:: DATA SHOWN ::
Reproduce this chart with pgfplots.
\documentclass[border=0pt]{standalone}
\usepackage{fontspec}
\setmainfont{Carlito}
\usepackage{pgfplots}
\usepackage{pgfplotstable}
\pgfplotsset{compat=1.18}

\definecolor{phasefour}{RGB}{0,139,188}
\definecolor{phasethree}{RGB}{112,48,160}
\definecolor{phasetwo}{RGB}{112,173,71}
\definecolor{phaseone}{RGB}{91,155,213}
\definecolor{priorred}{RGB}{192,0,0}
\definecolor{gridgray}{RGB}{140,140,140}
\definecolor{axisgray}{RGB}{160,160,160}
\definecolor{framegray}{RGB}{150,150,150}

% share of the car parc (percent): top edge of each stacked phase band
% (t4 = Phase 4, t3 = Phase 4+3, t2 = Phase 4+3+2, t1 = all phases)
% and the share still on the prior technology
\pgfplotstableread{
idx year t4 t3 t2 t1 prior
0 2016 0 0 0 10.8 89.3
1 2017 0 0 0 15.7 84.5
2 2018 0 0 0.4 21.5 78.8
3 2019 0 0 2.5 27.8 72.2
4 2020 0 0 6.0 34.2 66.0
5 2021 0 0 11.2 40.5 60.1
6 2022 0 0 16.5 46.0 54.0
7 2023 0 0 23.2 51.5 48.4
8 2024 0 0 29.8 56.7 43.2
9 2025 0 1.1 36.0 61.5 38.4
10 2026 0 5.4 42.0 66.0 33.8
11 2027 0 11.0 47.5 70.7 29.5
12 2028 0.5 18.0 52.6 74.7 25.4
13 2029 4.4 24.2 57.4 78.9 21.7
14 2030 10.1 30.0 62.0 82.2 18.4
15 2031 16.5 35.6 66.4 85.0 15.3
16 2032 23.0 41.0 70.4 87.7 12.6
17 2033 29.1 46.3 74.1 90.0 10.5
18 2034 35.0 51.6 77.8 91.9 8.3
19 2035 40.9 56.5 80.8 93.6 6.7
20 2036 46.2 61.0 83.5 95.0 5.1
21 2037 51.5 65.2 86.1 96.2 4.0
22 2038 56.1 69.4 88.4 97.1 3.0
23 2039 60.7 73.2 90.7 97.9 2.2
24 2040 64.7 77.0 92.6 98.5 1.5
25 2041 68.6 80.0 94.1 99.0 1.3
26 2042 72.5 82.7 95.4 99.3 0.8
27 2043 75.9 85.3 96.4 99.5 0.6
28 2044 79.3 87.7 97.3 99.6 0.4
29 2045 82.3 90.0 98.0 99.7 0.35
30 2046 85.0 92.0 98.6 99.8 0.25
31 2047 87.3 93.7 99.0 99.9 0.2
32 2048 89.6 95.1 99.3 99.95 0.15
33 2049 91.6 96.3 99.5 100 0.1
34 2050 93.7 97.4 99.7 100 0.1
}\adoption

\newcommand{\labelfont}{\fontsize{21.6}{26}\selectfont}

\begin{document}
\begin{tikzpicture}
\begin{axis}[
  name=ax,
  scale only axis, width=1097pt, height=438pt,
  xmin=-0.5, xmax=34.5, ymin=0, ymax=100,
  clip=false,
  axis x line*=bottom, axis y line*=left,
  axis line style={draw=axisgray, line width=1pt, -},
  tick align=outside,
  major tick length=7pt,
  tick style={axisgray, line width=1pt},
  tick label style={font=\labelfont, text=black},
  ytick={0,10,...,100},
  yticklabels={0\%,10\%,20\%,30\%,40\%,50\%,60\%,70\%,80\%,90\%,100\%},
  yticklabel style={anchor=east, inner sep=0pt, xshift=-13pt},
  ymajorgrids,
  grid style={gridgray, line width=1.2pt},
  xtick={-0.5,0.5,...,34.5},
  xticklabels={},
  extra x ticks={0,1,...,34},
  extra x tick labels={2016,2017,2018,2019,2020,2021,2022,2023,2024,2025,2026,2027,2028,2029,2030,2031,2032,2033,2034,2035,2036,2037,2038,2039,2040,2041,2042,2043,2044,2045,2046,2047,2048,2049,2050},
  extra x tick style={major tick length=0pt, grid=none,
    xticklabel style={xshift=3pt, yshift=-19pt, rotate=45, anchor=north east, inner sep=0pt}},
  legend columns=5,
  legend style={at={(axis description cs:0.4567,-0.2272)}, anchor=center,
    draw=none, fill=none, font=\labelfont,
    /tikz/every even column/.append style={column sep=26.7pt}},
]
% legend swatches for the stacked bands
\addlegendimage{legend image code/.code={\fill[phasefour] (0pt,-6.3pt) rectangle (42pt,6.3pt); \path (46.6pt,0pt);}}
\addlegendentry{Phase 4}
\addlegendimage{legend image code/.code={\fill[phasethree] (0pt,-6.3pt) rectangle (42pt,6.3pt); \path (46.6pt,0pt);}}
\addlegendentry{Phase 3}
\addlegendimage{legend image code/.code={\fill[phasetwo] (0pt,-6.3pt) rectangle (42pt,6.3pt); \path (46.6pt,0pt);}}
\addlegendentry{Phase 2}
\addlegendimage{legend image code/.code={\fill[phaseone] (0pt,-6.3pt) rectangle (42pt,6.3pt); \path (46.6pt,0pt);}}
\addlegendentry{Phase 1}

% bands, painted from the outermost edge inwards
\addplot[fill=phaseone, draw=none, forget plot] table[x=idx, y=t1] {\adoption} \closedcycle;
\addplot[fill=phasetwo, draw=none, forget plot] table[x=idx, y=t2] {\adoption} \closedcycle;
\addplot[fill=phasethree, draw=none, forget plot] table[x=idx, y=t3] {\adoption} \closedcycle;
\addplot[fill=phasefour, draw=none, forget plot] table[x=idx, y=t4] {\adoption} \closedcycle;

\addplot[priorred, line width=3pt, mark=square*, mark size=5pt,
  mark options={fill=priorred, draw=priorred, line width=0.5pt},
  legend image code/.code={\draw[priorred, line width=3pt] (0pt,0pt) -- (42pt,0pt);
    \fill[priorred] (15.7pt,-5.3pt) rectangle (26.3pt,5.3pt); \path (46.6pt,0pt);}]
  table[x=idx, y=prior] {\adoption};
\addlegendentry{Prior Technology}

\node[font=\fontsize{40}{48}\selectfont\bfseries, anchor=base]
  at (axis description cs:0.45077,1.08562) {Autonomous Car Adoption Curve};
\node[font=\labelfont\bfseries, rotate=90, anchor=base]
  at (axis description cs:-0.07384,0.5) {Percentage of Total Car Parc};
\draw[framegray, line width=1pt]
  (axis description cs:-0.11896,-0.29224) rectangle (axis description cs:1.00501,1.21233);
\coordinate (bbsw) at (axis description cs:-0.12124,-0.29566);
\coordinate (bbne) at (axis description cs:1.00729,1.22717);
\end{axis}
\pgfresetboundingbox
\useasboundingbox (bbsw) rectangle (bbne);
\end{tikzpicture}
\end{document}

:: GIVEN PROBLEM ::
All of the data shown above must be copied exactly.

:: EXERCISE SOLUTION ::
Reproduce this chart with pgfplots.
\documentclass[border=0pt]{standalone}
\usepackage{fontspec}
\setmainfont{Carlito}
\usepackage{pgfplots}
\usepackage{pgfplotstable}
\pgfplotsset{compat=1.18}

\definecolor{phasefour}{RGB}{0,139,188}
\definecolor{phasethree}{RGB}{112,48,160}
\definecolor{phasetwo}{RGB}{112,173,71}
\definecolor{phaseone}{RGB}{91,155,213}
\definecolor{priorred}{RGB}{192,0,0}
\definecolor{gridgray}{RGB}{140,140,140}
\definecolor{axisgray}{RGB}{160,160,160}
\definecolor{framegray}{RGB}{150,150,150}

% share of the car parc (percent): top edge of each stacked phase band
% (t4 = Phase 4, t3 = Phase 4+3, t2 = Phase 4+3+2, t1 = all phases)
% and the share still on the prior technology
\pgfplotstableread{
idx year t4 t3 t2 t1 prior
0 2016 0 0 0 10.8 89.3
1 2017 0 0 0 15.7 84.5
2 2018 0 0 0.4 21.5 78.8
3 2019 0 0 2.5 27.8 72.2
4 2020 0 0 6.0 34.2 66.0
5 2021 0 0 11.2 40.5 60.1
6 2022 0 0 16.5 46.0 54.0
7 2023 0 0 23.2 51.5 48.4
8 2024 0 0 29.8 56.7 43.2
9 2025 0 1.1 36.0 61.5 38.4
10 2026 0 5.4 42.0 66.0 33.8
11 2027 0 11.0 47.5 70.7 29.5
12 2028 0.5 18.0 52.6 74.7 25.4
13 2029 4.4 24.2 57.4 78.9 21.7
14 2030 10.1 30.0 62.0 82.2 18.4
15 2031 16.5 35.6 66.4 85.0 15.3
16 2032 23.0 41.0 70.4 87.7 12.6
17 2033 29.1 46.3 74.1 90.0 10.5
18 2034 35.0 51.6 77.8 91.9 8.3
19 2035 40.9 56.5 80.8 93.6 6.7
20 2036 46.2 61.0 83.5 95.0 5.1
21 2037 51.5 65.2 86.1 96.2 4.0
22 2038 56.1 69.4 88.4 97.1 3.0
23 2039 60.7 73.2 90.7 97.9 2.2
24 2040 64.7 77.0 92.6 98.5 1.5
25 2041 68.6 80.0 94.1 99.0 1.3
26 2042 72.5 82.7 95.4 99.3 0.8
27 2043 75.9 85.3 96.4 99.5 0.6
28 2044 79.3 87.7 97.3 99.6 0.4
29 2045 82.3 90.0 98.0 99.7 0.35
30 2046 85.0 92.0 98.6 99.8 0.25
31 2047 87.3 93.7 99.0 99.9 0.2
32 2048 89.6 95.1 99.3 99.95 0.15
33 2049 91.6 96.3 99.5 100 0.1
34 2050 93.7 97.4 99.7 100 0.1
}\adoption

\newcommand{\labelfont}{\fontsize{21.6}{26}\selectfont}

\begin{document}
\begin{tikzpicture}
\begin{axis}[
  name=ax,
  scale only axis, width=1097pt, height=438pt,
  xmin=-0.5, xmax=34.5, ymin=0, ymax=100,
  clip=false,
  axis x line*=bottom, axis y line*=left,
  axis line style={draw=axisgray, line width=1pt, -},
  tick align=outside,
  major tick length=7pt,
  tick style={axisgray, line width=1pt},
  tick label style={font=\labelfont, text=black},
  ytick={0,10,...,100},
  yticklabels={0\%,10\%,20\%,30\%,40\%,50\%,60\%,70\%,80\%,90\%,100\%},
  yticklabel style={anchor=east, inner sep=0pt, xshift=-13pt},
  ymajorgrids,
  grid style={gridgray, line width=1.2pt},
  xtick={-0.5,0.5,...,34.5},
  xticklabels={},
  extra x ticks={0,1,...,34},
  extra x tick labels={2016,2017,2018,2019,2020,2021,2022,2023,2024,2025,2026,2027,2028,2029,2030,2031,2032,2033,2034,2035,2036,2037,2038,2039,2040,2041,2042,2043,2044,2045,2046,2047,2048,2049,2050},
  extra x tick style={major tick length=0pt, grid=none,
    xticklabel style={xshift=3pt, yshift=-19pt, rotate=45, anchor=north east, inner sep=0pt}},
  legend columns=5,
  legend style={at={(axis description cs:0.4567,-0.2272)}, anchor=center,
    draw=none, fill=none, font=\labelfont,
    /tikz/every even column/.append style={column sep=26.7pt}},
]
% legend swatches for the stacked bands
\addlegendimage{legend image code/.code={\fill[phasefour] (0pt,-6.3pt) rectangle (42pt,6.3pt); \path (46.6pt,0pt);}}
\addlegendentry{Phase 4}
\addlegendimage{legend image code/.code={\fill[phasethree] (0pt,-6.3pt) rectangle (42pt,6.3pt); \path (46.6pt,0pt);}}
\addlegendentry{Phase 3}
\addlegendimage{legend image code/.code={\fill[phasetwo] (0pt,-6.3pt) rectangle (42pt,6.3pt); \path (46.6pt,0pt);}}
\addlegendentry{Phase 2}
\addlegendimage{legend image code/.code={\fill[phaseone] (0pt,-6.3pt) rectangle (42pt,6.3pt); \path (46.6pt,0pt);}}
\addlegendentry{Phase 1}

% bands, painted from the outermost edge inwards
\addplot[fill=phaseone, draw=none, forget plot] table[x=idx, y=t1] {\adoption} \closedcycle;
\addplot[fill=phasetwo, draw=none, forget plot] table[x=idx, y=t2] {\adoption} \closedcycle;
\addplot[fill=phasethree, draw=none, forget plot] table[x=idx, y=t3] {\adoption} \closedcycle;
\addplot[fill=phasefour, draw=none, forget plot] table[x=idx, y=t4] {\adoption} \closedcycle;

\addplot[priorred, line width=3pt, mark=square*, mark size=5pt,
  mark options={fill=priorred, draw=priorred, line width=0.5pt},
  legend image code/.code={\draw[priorred, line width=3pt] (0pt,0pt) -- (42pt,0pt);
    \fill[priorred] (15.7pt,-5.3pt) rectangle (26.3pt,5.3pt); \path (46.6pt,0pt);}]
  table[x=idx, y=prior] {\adoption};
\addlegendentry{Prior Technology}

\node[font=\fontsize{40}{48}\selectfont\bfseries, anchor=base]
  at (axis description cs:0.45077,1.08562) {Autonomous Car Adoption Curve};
\node[font=\labelfont\bfseries, rotate=90, anchor=base]
  at (axis description cs:-0.07384,0.5) {Percentage of Total Car Parc};
\draw[framegray, line width=1pt]
  (axis description cs:-0.11896,-0.29224) rectangle (axis description cs:1.00501,1.21233);
\coordinate (bbsw) at (axis description cs:-0.12124,-0.29566);
\coordinate (bbne) at (axis description cs:1.00729,1.22717);
\end{axis}
\pgfresetboundingbox
\useasboundingbox (bbsw) rectangle (bbne);
\end{tikzpicture}
\end{document}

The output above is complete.